Gratitude in God’s Country
I met Rick Clark, an Indiana farmer who appears in the film Common Ground. It was not a long conversation. “Thanks for coming to God’s Country to speak to us,” I said. His reply surprised me, “Don’t ever leave it.” He saw what many visitors to our area see. In a way, he saw the forest and not necessarily the trees. Many times I only see the trees. Some times I only see the weeds. Of course, even blackberry plants have thorns. But is it all about our focus?
I am a grateful southern Appalachian. And I am sure my Christian faith stems from the culture of where I live. Yet, that kind of faith is only as shallow as the loose soil over the rocks here.

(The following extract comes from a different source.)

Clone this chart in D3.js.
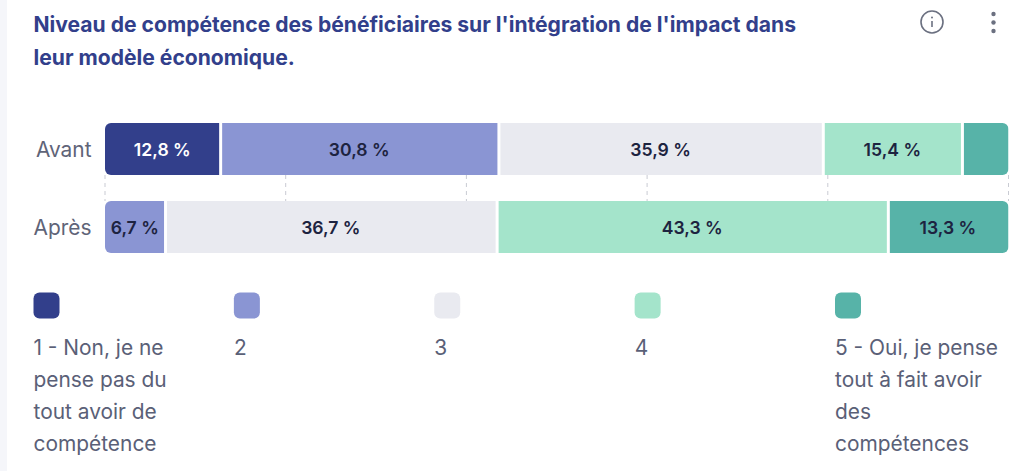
<!DOCTYPE html>
<html>
<head>
<meta charset="utf-8">
<script src="https://cdn.jsdelivr.net/npm/d3@7"></script>
<style>
  html, body { margin: 0; padding: 0; background: #fff; overflow: hidden; }
  text { font-family: Inter, "Noto Sans", sans-serif; }
</style>
</head>
<body>
<div id="chart"></div>
<script>
var width = 1024;
var height = 471;

var titleLines = ["Niveau de compétence des bénéficiaires sur l'intégration de l'impact dans", "leur modèle économique."];
var periods = ["Avant", "Après"];
var levels = ["1", "2", "3", "4", "5"];
var avant = [12.8, 30.8, 35.9, 15.4, 5.1];
var apres = [0, 6.7, 36.7, 43.3, 13.3];
var colors = ["#323f8b", "#8a95d3", "#e9eaf0", "#a4e4cb", "#57b3a8"];
var labelColors = ["#ffffff", "#1d2340", "#1d2340", "#1d2340", "#1d2340"];
var legendLabels = [
  ["1 - Non, je ne", "pense pas du", "tout avoir de", "compétence"],
  ["2"],
  ["3"],
  ["4"],
  ["5 - Oui, je pense", "tout à fait avoir", "des", "compétences"]
];
var hiddenBelow = 6; // labels of very small segments are not shown

var svg = d3.select("#chart").append("svg")
  .attr("width", width)
  .attr("height", height)
  .style("display", "block");

// card edge on the left
svg.append("rect").attr("width", 7).attr("height", height).attr("fill", "#f5f6fa");

// title
svg.append("g").selectAll("text").data(titleLines).join("text")
  .attr("x", 33.5)
  .attr("y", function(d, i) { return 32 + i * 33; })
  .attr("fill", "#323f8b")
  .attr("font-size", 21.1)
  .attr("font-weight", 700)
  .text(function(d) { return d; });

// info icon
var info = svg.append("g").attr("transform", "translate(932,22)");
info.append("circle").attr("r", 11).attr("fill", "none").attr("stroke", "#6b7080").attr("stroke-width", 1.6);
info.append("circle").attr("cy", -4.5).attr("r", 1).attr("fill", "#6b7080");
info.append("line").attr("y1", -1).attr("y2", 5).attr("stroke", "#6b7080").attr("stroke-width", 1.6);

// menu icon
svg.append("g").selectAll("circle").data([14, 22.5, 31]).join("circle")
  .attr("cx", 993.5)
  .attr("cy", function(d) { return d; })
  .attr("r", 2.2)
  .attr("fill", "#6b7080");

// scales
var x = d3.scaleLinear().domain([0, 100]).range([105, 1008.5]);
// 52 px bars with a 26 px gap
var y = d3.scaleBand().domain(periods).range([123, 253]).paddingInner(26 / 78).paddingOuter(0);

// dashed grid
svg.append("g").selectAll("line").data(x.ticks(5)).join("line")
  .attr("x1", function(d) { return x(d); })
  .attr("x2", function(d) { return x(d); })
  .attr("y1", y("Avant") + y.bandwidth())
  .attr("y2", y("Après"))
  .attr("stroke", "#c9cbd3")
  .attr("stroke-width", 1)
  .attr("stroke-dasharray", "4,4");

// row labels
svg.append("g").selectAll("text").data(periods).join("text")
  .attr("x", 91.5)
  .attr("y", function(d) { return y(d) + y.bandwidth() / 2 + 0.5; })
  .attr("dy", "0.35em")
  .attr("text-anchor", "end")
  .attr("fill", "#5f6478")
  .attr("font-size", 20.9)
  .text(function(d) { return d; });

// rounded ends of each bar
var defs = svg.append("defs");
periods.forEach(function(p, i) {
  defs.append("clipPath").attr("id", "row" + i).append("rect")
    .attr("x", x(0))
    .attr("y", y(p))
    .attr("width", x(100) - x(0))
    .attr("height", y.bandwidth())
    .attr("rx", 6);
});

// stacked segments
var rows = [avant, apres];
rows.forEach(function(values, i) {
  var rowName = periods[i];
  var cum = d3.cumsum(values);
  var segs = values.map(function(v, k) {
    return { value: v, level: levels[k], idx: k, start: cum[k] - v, end: cum[k] };
  }).filter(function(s) { return s.value > 0; });
  var first = segs[0].idx;
  var last = segs[segs.length - 1].idx;

  var g = svg.append("g").attr("clip-path", "url(#row" + i + ")");
  g.selectAll("rect").data(segs).join("rect")
    .attr("x", function(s) { return x(s.start) + (s.idx === first ? 0 : 1.5); })
    .attr("y", y(rowName))
    .attr("width", function(s) {
      return x(s.end) - x(s.start) - (s.idx === first ? 0 : 1.5) - (s.idx === last ? 0 : 1.5);
    })
    .attr("height", y.bandwidth())
    .attr("fill", function(s) { return colors[s.idx]; });

  svg.append("g").selectAll("text")
    .data(segs.filter(function(s) { return s.value >= hiddenBelow; }))
    .join("text")
    .attr("x", function(s) { return x((s.start + s.end) / 2) - 0.5; })
    .attr("y", y(rowName) + y.bandwidth() / 2 + 0.5)
    .attr("dy", "0.35em")
    .attr("text-anchor", "middle")
    .attr("fill", function(s) { return labelColors[s.idx]; })
    .attr("font-size", 17.6)
    .attr("font-weight", 600)
    .text(function(s) { return String(s.value).replace(".", ",") + " %"; });
});

// legend
var legendX = d3.scalePoint().domain(levels).range([33.5, 835]);
var legend = svg.append("g").selectAll("g").data(levels).join("g")
  .attr("transform", function(d) { return "translate(" + legendX(d) + ",0)"; });

legend.append("rect")
  .attr("y", 292.5)
  .attr("width", 26)
  .attr("height", 26)
  .attr("rx", 6)
  .attr("fill", function(d, i) { return colors[i]; });

legend.each(function(d, i) {
  d3.select(this).selectAll("text").data(legendLabels[i]).join("text")
    .attr("y", function(t, k) { return 354.5 + k * 32; })
    .attr("fill", "#5a6077")
    .attr("font-size", 20.9)
    .text(function(t) { return t; });
});
</script>
</body>
</html>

Something has to be involved in deepening one’s faith.
Many readers will be familiar with the concept of a dual revelation. One is the book of Scripture. The other is the “book” of Nature. As one indigenous American says, “Europeans did not bring the Creator here. The Creator has always been here. I see no reason to doubt this. God promised to show the promised land to Abram. God had obviously been there before then. But the dual revelation does not suffice to deepen one’s spiritual connection.
The importance of thoughtfulness came to me one day as I was helping some family members clear a piece of land for their house. One person asked me about a very straight tree we had yet to cut. “Do you think the wood is worth…what… $1200 or more?” I saw a tree that had lived there a long time. He thought he understood price per board feet. Value is not relative. But, it can be assessed in different ways. Would the tree be more valuable as wood? Or would is be more valuable for how it benefited the land and the house? It is difficult to compare values in this case. The tree was pine and probably not worth that much as a building material. I did not say anything about that.
The Problem of Nature as Revelation
What exactly is the book of nature? Is it everything we learn about nature? Our collective knowledge has increased exponentially. But can we truly say that knowledge gives a revelation from God? That is a problem for us. It is like the circular reasoning of fundamentalist Christians.
- The Bible is the trustworthy word of God.
- The Bible says we can rely on God’s teaching.
- Therefore the Bible accurately answers all questions.
We first must value nature as a revelation of the Creator before we start recognizing the handiwork of the Creator. Did God put fish in the water to feed us? Does that include carp? We cannot be grateful because nature is a revelation from God.
Gratitude as Gift
Gratitude itself is a gift. It is a gift from a tradition. The cultural Christianity of my area traditionally holds nature to be a divine gift. When we regard it as such, we find our spiritual life begins to be more thoughtful. An ecosystem is greater than its parts. We try describing how it works based on limited knowledge. The forest is greater than the trees, weeds, and thorns. Being within an ecosystem, we can understand it has a viewpoint that is larger than ours. Gratitude determines whether we value whatever or whomever is placed before us. It is important to remember this.
The question remains about how this gratitude is specifically Christian. It is not other than the fact Christians are instructed to be grateful. We are not the only ones who do this. As a value it gets to the essence of the spiritual life pursued in other traditions. It is Christian without being specifically so. I can be grateful for that too.